Ambitious Farmhand also helps make Thirst for Discovery more consistent. There is nothing worse than tapping out on turn three for Thirst and having to decide whether you're going to pitch the one land in your hand for the two-for-one or keep the land and pitch the spells you just drew into. Ambitious Farmhand will tend to give you a freebie Plains to discard. I can't even count how much card advantage is represented between your second and third turn plays there.

In addition to Lay Down Arms, Radonski played Soul Partition for "removal" ... Which is where this deck gets even more interesting (if by "interesting" you mean interested in blowing up your own stuff). This deck is all about winning long game with Planeswalkers; which are both nuisances on the battlefield and Legendary. Opponents will often send tons of potential damage at a Planeswalker, and commit (or over-commit) to the battlefield in order to keep pressure on you while trying to keep from being buried under 2/2 tokens or whatever.
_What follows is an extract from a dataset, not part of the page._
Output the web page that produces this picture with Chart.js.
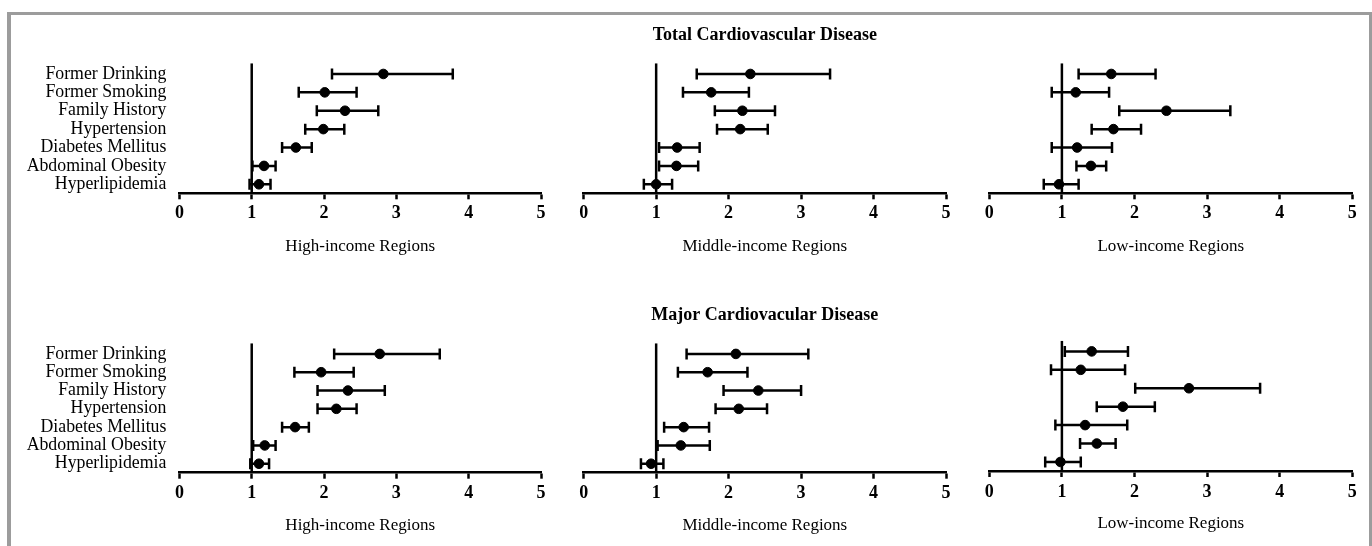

Soul Partition allows you target your own Planeswalkers to prevent them from being destroyed!

Speaking of "destroyed" the opponent will almost necessarily have to waltz into Sunfall or Temporary Lockdown, meaning you'll get both time and a barrel of laughs when you untap, sweep, and re-play your Planeswalker for exile.

If I had to pick a singular deck of the week, it'd be this one. Most of the rest of the decks are variations on things we've collectively seen before, but Blue-White with 28 lands and a full set of Farmhands is a slog worthy of long, lost Glacial Fortress. I can't wait to sleeve it up myself.